The CMA found that Foster’s minimum advertised price policy constituted RPM because, by restricting the price at which its goods were advertised online, it prevented dealers from deciding the resale price for those goods. The CMA found that there is a clear link between the advertised price and the resale price when goods are purchased online.

The CMA has sent warning letters to 20 other businesses in the commercial catering equipment sector which it suspects may have been involved in similar internet sales practices. The warning letters have been sent to suppliers of commercial catering equipment that may have implemented minimum advertising price polices and also to dealers that may have agreed to apply the policies imposed by their suppliers.

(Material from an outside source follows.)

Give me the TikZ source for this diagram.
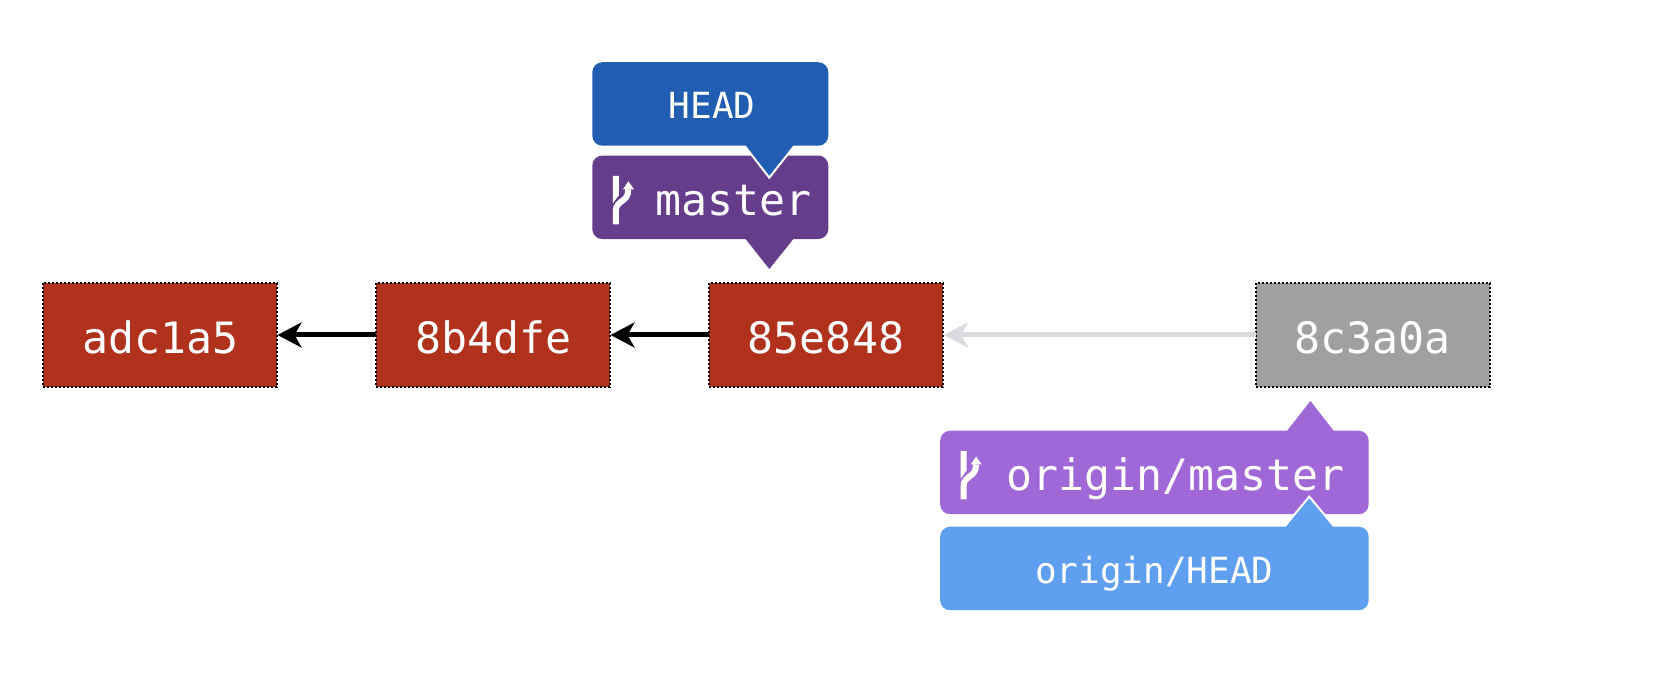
\documentclass[tikz,border=0pt]{standalone}
\usepackage{fontspec}
\setmonofont{DejaVu Sans Mono}
\usetikzlibrary{arrows.meta}
\definecolor{commitred}{HTML}{B0321C}
\definecolor{commitgray}{HTML}{9FA09F}
\definecolor{headblue}{HTML}{215EB2}
\definecolor{branchpurple}{HTML}{663D8B}
\definecolor{originpurple}{HTML}{A068D7}
\definecolor{originblue}{HTML}{5E9FF0}
\definecolor{fadedline}{HTML}{DADBDF}
\tikzset{
  commitbox/.style={fill=#1,draw=black,line width=1pt,dash pattern=on 1pt off 1pt,
    minimum width=117pt,minimum height=52pt,inner sep=0pt,outer sep=0pt,
    text=white,font=\ttfamily\fontsize{21.6}{24}\selectfont,text height=18.5pt,text depth=0pt},
  tagbox/.style={fill=#1,rounded corners=5pt,minimum height=41.75pt,inner sep=0pt,outer sep=0pt,
    text=white,text height=15pt,text depth=0pt},
  bigtag/.style={font=\ttfamily\fontsize{21.6}{24}\selectfont,text height=18pt},
  smalltag/.style={font=\ttfamily\fontsize{18}{20}\selectfont},
  linkarrow/.style={-{Stealth[length=12pt,width=12.5pt,inset=3.5pt]},line width=2.5pt,draw=#1,shorten >=0.5pt},
  branchicon/.pic={
    \fill[white] (20.5,21.3) -- (26.5,21.3) -- (26.5,2) -- (20.5,-6) -- cycle;
    \draw[white,line width=3pt] (23.5,-27) -- (23.5,-14) .. controls (23.5,-2) and (36,-6) .. (36,8);
    \fill[white] (36,16) -- (41.7,8) -- (30.7,8) -- cycle;
  }
}
\begin{document}
\begin{tikzpicture}[x=0.5pt,y=0.5pt]
\useasboundingbox (0,0) rectangle (1662,-678);
% commits
\node[commitbox=commitred] (c1) at (159.5,-335) {\hspace*{1pt}adc1a5};
\node[commitbox=commitred] (c2) at (492.5,-335) {\hspace*{1pt}8b4dfe};
\node[commitbox=commitred] (c3) at (826,-335) {85e848};
\node[commitbox=commitgray] (c4) at (1372.5,-335) {8c3a0a};
\draw[linkarrow=black] (c2) -- (c1);
\draw[linkarrow=black] (c3) -- (c2);
\draw[linkarrow=fadedline] (c4) -- (c3);
% master tag
\node[tagbox=branchpurple,bigtag,minimum width=118pt] (master) at (710.3,-197.3) {\hspace*{23pt}master};
\fill[branchpurple] (744,-237) -- (769.3,-269) -- (795,-237) -- cycle;
\path (master.west) pic {branchicon};
% HEAD tag
\fill[headblue] (744,-144) -- (769.3,-177.7) -- (795,-144) -- cycle;
\draw[white,line width=1pt] (744.5,-145.7) -- (769.3,-177.7) -- (794.5,-145.7);
\node[tagbox=headblue,smalltag,minimum width=118pt] (head) at (710.3,-104) {\hspace*{2pt}HEAD};
% origin/master tag
\fill[originpurple] (1285.4,-433) -- (1310.4,-401) -- (1335.4,-433) -- cycle;
\node[tagbox=originpurple,bigtag,minimum width=214.3pt] (omaster) at (1154.4,-472.5) {\hspace*{20.9pt}origin/master};
\path (omaster.west) pic {branchicon};
% origin/HEAD tag
\fill[originblue] (1284,-529) -- (1309.3,-496.7) -- (1334.7,-529) -- cycle;
\draw[white,line width=1pt] (1284,-527) -- (1309.3,-496.7) -- (1334.7,-527);
\node[tagbox=originblue,smalltag,minimum width=214.3pt] (ohead) at (1154.4,-568.5) {origin/HEAD};
\end{tikzpicture}
\end{document}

A warning letter does not itself mean that a company has been found to have broken competition law. However, if necessary, the CMA will also take further enforcement action against companies which participate in RPM.

The CMA has produced a series of animated videos explaining the main principles of competition law and how they affect small businesses. Any businesses that have concerns about anti-competitive behaviour can contact the CMA through an online form or on 020 3738 6000.

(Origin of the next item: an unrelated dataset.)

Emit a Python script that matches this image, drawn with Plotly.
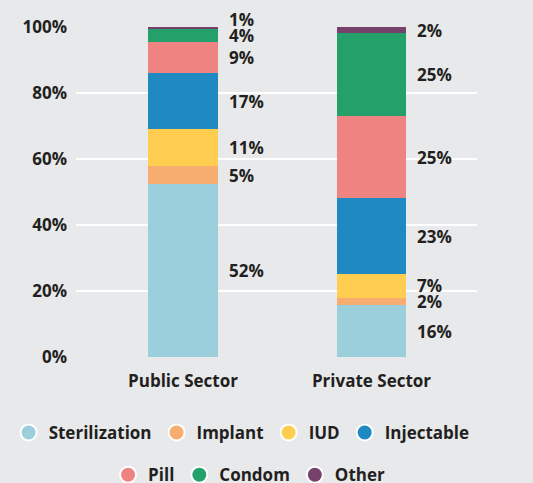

Ann Pope, CMA Senior Director, said:

Price competition from online sales is usually intense, given the ease of searching on the internet. ITW’s practice of setting minimum advertised prices restricted dealers from offering discounted prices online, reducing competition across online and ‘bricks and mortar’ sales, and denying buyers the benefit of lower prices for Foster’s commercial fridges. The ultimate losers are customers of restaurants or caterers, for whom the cost of their meal could have risen.

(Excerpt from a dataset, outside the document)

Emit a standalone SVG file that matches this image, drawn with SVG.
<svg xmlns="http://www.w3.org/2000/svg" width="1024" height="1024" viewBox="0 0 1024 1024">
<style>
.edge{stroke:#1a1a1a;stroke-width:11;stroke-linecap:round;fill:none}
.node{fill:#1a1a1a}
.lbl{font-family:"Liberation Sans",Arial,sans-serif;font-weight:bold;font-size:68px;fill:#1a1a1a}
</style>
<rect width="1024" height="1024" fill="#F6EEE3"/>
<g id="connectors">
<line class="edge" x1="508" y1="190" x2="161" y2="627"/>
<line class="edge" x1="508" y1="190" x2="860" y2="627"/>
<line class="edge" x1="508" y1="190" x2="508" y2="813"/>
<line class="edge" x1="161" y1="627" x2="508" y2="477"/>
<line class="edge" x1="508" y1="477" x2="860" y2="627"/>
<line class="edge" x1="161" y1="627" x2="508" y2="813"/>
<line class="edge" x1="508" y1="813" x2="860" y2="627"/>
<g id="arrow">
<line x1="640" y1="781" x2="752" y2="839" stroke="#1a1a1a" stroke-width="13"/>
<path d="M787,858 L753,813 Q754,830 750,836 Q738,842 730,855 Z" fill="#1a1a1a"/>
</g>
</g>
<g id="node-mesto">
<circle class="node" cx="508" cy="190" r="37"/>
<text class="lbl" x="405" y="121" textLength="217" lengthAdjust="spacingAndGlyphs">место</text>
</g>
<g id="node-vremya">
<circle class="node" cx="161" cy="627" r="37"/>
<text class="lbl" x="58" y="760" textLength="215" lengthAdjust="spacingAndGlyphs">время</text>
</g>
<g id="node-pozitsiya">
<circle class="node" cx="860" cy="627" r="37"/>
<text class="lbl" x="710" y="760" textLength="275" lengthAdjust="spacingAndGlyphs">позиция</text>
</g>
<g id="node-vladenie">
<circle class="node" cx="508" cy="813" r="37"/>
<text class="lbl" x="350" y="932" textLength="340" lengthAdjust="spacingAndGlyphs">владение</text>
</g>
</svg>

The CMA takes vertical price-fixing seriously, and recently fined a supplier of bathroom fittings for similar behaviour. We are focused on tackling anti-competitive practices that diminish the many benefits of e-commerce across all sectors.

The CMA welcomes ITW’s adoption of a compliance programme which is a positive step in ensuring it does not break competition law again and which merited a discount of 10% to the penalty.

Notes for editors

  1. The CMA is the UK’s primary competition and consumer authority. It is an independent non-ministerial government department with responsibility for carrying out investigations into mergers, markets and the regulated industries and enforcing competition and consumer law. For CMA updates, see our homepage or follow us on Twitter @CMAgovuk and LinkedIn. Sign up to our email alerts to receive updates on Competition Act 1998 and civil cartels cases.
  2. The non-confidential version of today’s infringement decision will be published on the case page in due course following the redaction of commercially sensitive information.
  3. The CMA’s initial infringement decision imposed a fine of £2,873,526. This was reduced to £2,298,820 after the initial fine was reduced by 10% for ITW setting up a comprehensive programme to train its staff in compliance with competition law and a further 20% to reflect savings due to ITW’s admission and co-operation with the CMA under a settlement agreement.
  4. Any business found to have infringed the Competition Act 1998 could be fined up to 10% of its annual worldwide group turnover. In calculating financial penalties, the CMA takes into account a number of factors including seriousness of the infringement(s), turnover in the relevant market and any mitigating and/or aggravating factors. In addition, adjustments may then be made to reflect the specific size and financial position of the business in question.
  5. A party under investigation may ask to enter into a settlement if it is prepared to admit that it has breached competition law and is willing to agree to a streamlined administrative procedure for the remainder of the investigation. In return, the CMA may agree to impose a reduced penalty on the business where settlement would achieve clear procedural efficiencies. In this case, the penalty includes a 20% settlement discount to reflect the resource savings generated by ITW’s admissions and agreement to cooperate both prior to and after the issue of the statement of objections.
  6. Appropriate compliance activities are one of the mitigating factors which may merit a reduction in penalty. The CMA considers it is key that an appropriate compliance culture is instilled in an organisation, from the top down. It recommends that businesses use a four-step process to tackle the specific risks they face: risk identification, risk assessment, risk mitigation and review. See our Competition law compliance: guidance for businesses collection for further details.
  7. The CMA has not imposed penalties on the dealers with whom ITW Limited entered into the infringing agreements in this case. The CMA has applied rule 10(2) of its Competition Act 1998 Rules, according to which it may address its infringement decision to fewer than all the persons who were party to the relevant agreements. Whilst the CMA has decided only to impose a penalty on the supplier in this case, dealers should be aware that they can also be fined for entering into RPM agreements with suppliers.
  8. If you have been involved in anti-competitive behaviour, you may be able to apply for leniency and receive a reduced fine or avoid a fine altogether by coming forward to the CMA. See the CMA’s cartels guidance for more information about how to apply for leniency as well as leniency benefits, eligibility and conditions.
  9. The CMA may send warning or advisory letters to businesses where it has concerns that they may be harming competition in their market sector. Receiving a warning letter does not mean that a company has broken the law. See Warning and advisory letters: essential information for businesses for further information.
  10. The CMA currently has 17 cases open under the Competition Act 1998.